# Start of Supplied data
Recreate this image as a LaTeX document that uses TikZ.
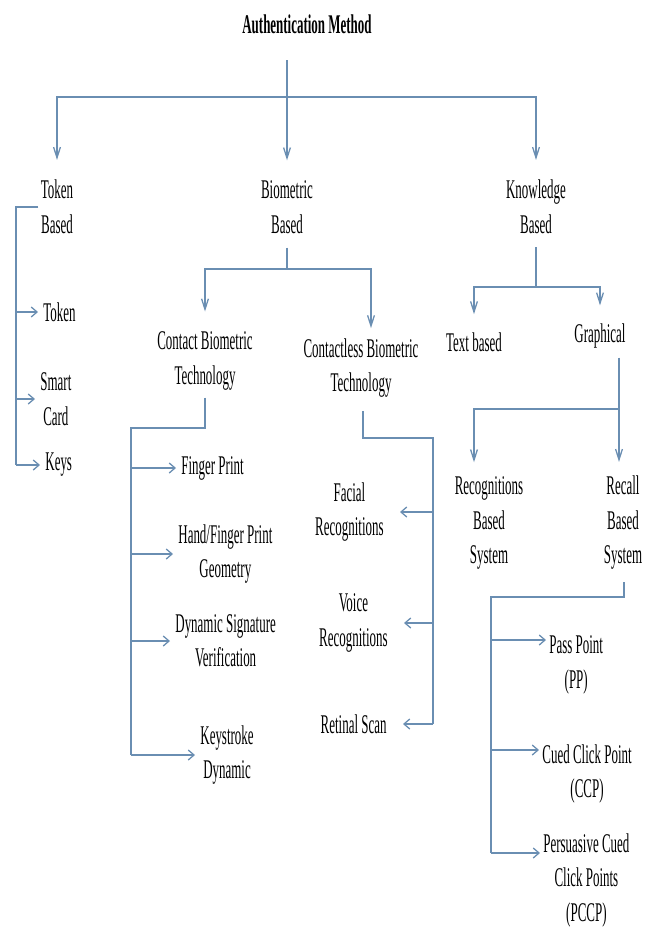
\documentclass[tikz,border=0pt]{standalone}
\usepackage{fontspec}
\setmainfont[FakeStretch=0.48]{Liberation Serif}
\usetikzlibrary{arrows.meta}
\definecolor{linkblue}{RGB}{106,142,178}

\begin{document}
\begin{tikzpicture} [x=0.5pt, y=-0.5pt,
  every node/.style={font=\fontsize{13.5}{17.25}\selectfont, align=center, inner sep=0pt},
  lnk/.style={linkblue, line width=0.65pt},
  dn/.style={lnk, -{Straight Barb[length=5.3pt, width=3.4pt]}},
  sd/.style={lnk, -{Straight Barb[length=2.9pt, width=5pt]}, shorten >=2.5pt}]
\useasboundingbox (0,0) rectangle (650,927);

\node (title) at (307,24) {\bfseries Authentication Method};
\node (tokB) at (57,207) {Token\\Based};
\node (bioB) at (287,207) {Biometric\\Based};
\node (knowB) at (536,207) {Knowledge\\Based};

\node[anchor=west] (token) at (43,312) {Token};
\node[anchor=west] (smart) at (40,399) {Smart\\Card};
\node[anchor=west] (keys) at (45,465) {Keys};

\node (cbt) at (205,361) {Contact Biometric\\Technology};
\node (clbt) at (361,368) {Contactless Biometric\\Technology};
\node (textb) at (474,342) {Text based};
\node (graph) at (600,336) {Graphical};

\node[anchor=west] (fprint) at (181,468) {Finger Print};
\node[anchor=west] (hand) at (178,554) {Hand/Finger Print\\Geometry};
\node[anchor=west] (dsig) at (175,641) {Dynamic Signature\\Verification};
\node[anchor=west] (keyst) at (200,755) {Keystroke\\Dynamic};

\node[anchor=east] (facial) at (384,512) {Facial\\Recognitions};
\node[anchor=east] (voice) at (388,623) {Voice\\Recognitions};
\node[anchor=east] (retinal) at (387,724) {Retinal Scan};

\node (recog) at (489,523) {Recognitions\\Based\\System};
\node (recall) at (623,523) {Recall\\Based\\System};

\node[anchor=west] (pp) at (549,665) {Pass Point\\(PP)};
\node[anchor=west] (ccp) at (542,774) {Cued Click Point\\(CCP)};
\node[anchor=west] (pccp) at (543,880) {Persuasive Cued\\Click Points\\(PCCP)};

\coordinate (t0) at (287,60);
\coordinate (j0) at (287,97);
\draw[dn, shorten >=10pt] (t0) -- (bioB.north);
\draw[dn, shorten >=10pt] (j0) -| (tokB.north);
\draw[dn, shorten >=10pt] (j0) -| (knowB.north);

\coordinate (tk) at (16,207);
\draw[lnk, shorten <=1pt] (tokB.west) -- (tk) -- (tk |- keys);
\foreach \n in {token, smart, keys} {
 \draw[sd] (tk |- \n) -- (\n.west);
}

\coordinate (bj) at (287,269);
\draw[lnk, shorten <=7pt] (bioB.south) -- (bj);
\draw[dn, shorten >=10pt] (bj) -| (cbt.north);
\draw[dn, shorten >=5pt] (bj) -| ([xshift=5pt]clbt.north);

\coordinate (cb) at (131,428);
\draw[lnk, shorten <=3.5pt] (cbt.south) |- (cb) -- (cb |- keyst);
\foreach \n in {fprint, hand, dsig, keyst} {
 \draw[sd] (cb |- \n) -- (\n.west);
}

\coordinate (cl) at (433,438);
\draw[lnk, shorten <=6.5pt] ([xshift=1pt]clbt.south) |- (cl) -- (cl |- retinal);
\foreach \n in {facial, voice, retinal} {
 \draw[sd, shorten >=8pt] (cl |- \n) -- (\n.east);
}

\coordinate (kj) at (536,287);
\draw[lnk, shorten <=6.5pt] (knowB.south) -- (kj);
\draw[dn, shorten >=9pt] (kj) -| (textb.north);
\draw[dn, shorten >=9pt] (kj) -| (graph.north);

\coordinate (gj) at (619,409);
\draw[lnk, shorten <=4.5pt] (graph.south -| gj) -- (gj);
\draw[dn, shorten >=7pt] (gj) -- (gj |- recall.north);
\draw[dn, shorten >=7pt] (gj) -| ([xshift=-7.5pt]recog.north);

\coordinate (rc) at (491,597);
\draw[lnk, shorten <=6pt] ([xshift=0.5pt]recall.south) |- (rc) -- (rc |- 0,853);
\foreach \n/\y in {pp/640, ccp/750, pccp/853} {
 \draw[sd, shorten >=1.5pt] (rc |- 0,\y) -- (\n.west |- 0,\y);
}
\end{tikzpicture}
\end{document}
# End of Supplied data
Stated goal: Print the complete listing exactly as it stands, without its pictures.

Task result:
Recreate this image as a LaTeX document that uses TikZ.
\documentclass[tikz,border=0pt]{standalone}
\usepackage{fontspec}
\setmainfont[FakeStretch=0.48]{Liberation Serif}
\usetikzlibrary{arrows.meta}
\definecolor{linkblue}{RGB}{106,142,178}

\begin{document}
\begin{tikzpicture} [x=0.5pt, y=-0.5pt,
  every node/.style={font=\fontsize{13.5}{17.25}\selectfont, align=center, inner sep=0pt},
  lnk/.style={linkblue, line width=0.65pt},
  dn/.style={lnk, -{Straight Barb[length=5.3pt, width=3.4pt]}},
  sd/.style={lnk, -{Straight Barb[length=2.9pt, width=5pt]}, shorten >=2.5pt}]
\useasboundingbox (0,0) rectangle (650,927);

\node (title) at (307,24) {\bfseries Authentication Method};
\node (tokB) at (57,207) {Token\\Based};
\node (bioB) at (287,207) {Biometric\\Based};
\node (knowB) at (536,207) {Knowledge\\Based};

\node[anchor=west] (token) at (43,312) {Token};
\node[anchor=west] (smart) at (40,399) {Smart\\Card};
\node[anchor=west] (keys) at (45,465) {Keys};

\node (cbt) at (205,361) {Contact Biometric\\Technology};
\node (clbt) at (361,368) {Contactless Biometric\\Technology};
\node (textb) at (474,342) {Text based};
\node (graph) at (600,336) {Graphical};

\node[anchor=west] (fprint) at (181,468) {Finger Print};
\node[anchor=west] (hand) at (178,554) {Hand/Finger Print\\Geometry};
\node[anchor=west] (dsig) at (175,641) {Dynamic Signature\\Verification};
\node[anchor=west] (keyst) at (200,755) {Keystroke\\Dynamic};

\node[anchor=east] (facial) at (384,512) {Facial\\Recognitions};
\node[anchor=east] (voice) at (388,623) {Voice\\Recognitions};
\node[anchor=east] (retinal) at (387,724) {Retinal Scan};

\node (recog) at (489,523) {Recognitions\\Based\\System};
\node (recall) at (623,523) {Recall\\Based\\System};

\node[anchor=west] (pp) at (549,665) {Pass Point\\(PP)};
\node[anchor=west] (ccp) at (542,774) {Cued Click Point\\(CCP)};
\node[anchor=west] (pccp) at (543,880) {Persuasive Cued\\Click Points\\(PCCP)};

\coordinate (t0) at (287,60);
\coordinate (j0) at (287,97);
\draw[dn, shorten >=10pt] (t0) -- (bioB.north);
\draw[dn, shorten >=10pt] (j0) -| (tokB.north);
\draw[dn, shorten >=10pt] (j0) -| (knowB.north);

\coordinate (tk) at (16,207);
\draw[lnk, shorten <=1pt] (tokB.west) -- (tk) -- (tk |- keys);
\foreach \n in {token, smart, keys} {
 \draw[sd] (tk |- \n) -- (\n.west);
}

\coordinate (bj) at (287,269);
\draw[lnk, shorten <=7pt] (bioB.south) -- (bj);
\draw[dn, shorten >=10pt] (bj) -| (cbt.north);
\draw[dn, shorten >=5pt] (bj) -| ([xshift=5pt]clbt.north);

\coordinate (cb) at (131,428);
\draw[lnk, shorten <=3.5pt] (cbt.south) |- (cb) -- (cb |- keyst);
\foreach \n in {fprint, hand, dsig, keyst} {
 \draw[sd] (cb |- \n) -- (\n.west);
}

\coordinate (cl) at (433,438);
\draw[lnk, shorten <=6.5pt] ([xshift=1pt]clbt.south) |- (cl) -- (cl |- retinal);
\foreach \n in {facial, voice, retinal} {
 \draw[sd, shorten >=8pt] (cl |- \n) -- (\n.east);
}

\coordinate (kj) at (536,287);
\draw[lnk, shorten <=6.5pt] (knowB.south) -- (kj);
\draw[dn, shorten >=9pt] (kj) -| (textb.north);
\draw[dn, shorten >=9pt] (kj) -| (graph.north);

\coordinate (gj) at (619,409);
\draw[lnk, shorten <=4.5pt] (graph.south -| gj) -- (gj);
\draw[dn, shorten >=7pt] (gj) -- (gj |- recall.north);
\draw[dn, shorten >=7pt] (gj) -| ([xshift=-7.5pt]recog.north);

\coordinate (rc) at (491,597);
\draw[lnk, shorten <=6pt] ([xshift=0.5pt]recall.south) |- (rc) -- (rc |- 0,853);
\foreach \n/\y in {pp/640, ccp/750, pccp/853} {
 \draw[sd, shorten >=1.5pt] (rc |- 0,\y) -- (\n.west |- 0,\y);
}
\end{tikzpicture}
\end{document}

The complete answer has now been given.